The Old Timers were right




When I first joined the fire department, I was all geeked up about running out there and saving lives. Who doesn't want to rush in and save the day?

And then the classes and training, all geared towards these worse case scenarios: mass casualty incidents, gun shot wounds, motorcycle versus deer. It gets you all fired up for the big one.

We'd get a call that sounded good. Alright, here's the chance to practice everything we'd trained for!

And we get there, and it's nothing. A mere flesh wound. A "oh help, I've fallen, and I can't get up," kind of thing... Or worse, we get canceled mid-route. That is so insulting... The old timers would say, "Those are the best kind of calls."

I would be disappointed if we didn't get to do something. I mean, really, we train and train and train, and we get called out for this?

Then we got a real one. I don't remember if my first real emergency was a car crash or a cardiac arrest or something else. Whatever it was - it sucked. It sucked big time. It was not fun. And it was definitely not cool. The young girl screaming as we struggled to pull her shattered feet and ankles out from under the crumpled dashboard. The guy gurgling in his own vomit as we preformed chest compressions and tried to ventilate him.

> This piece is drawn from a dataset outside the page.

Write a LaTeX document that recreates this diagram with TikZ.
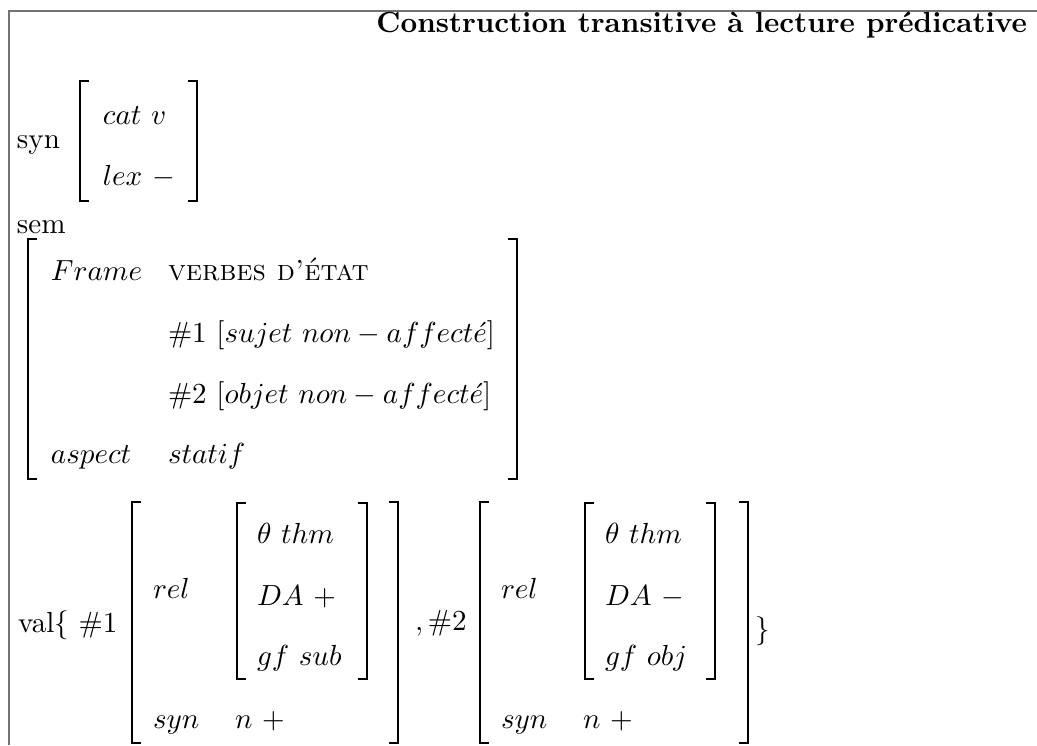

It is not a good time in that situation. You feel sick. You feel like you could cry. You wish you were somewhere else. You wish the ambulance would get here quicker. You wish the paramedic would take over and be responsible. But you can't, and you don't, and you won't. You do the best you can and hope for the best.

When it was all over, it feels exhilarating, and we discuss it in detail. What did we do right? What did we do wrong? Did you see it when...?

And now I realize that the old timers were right.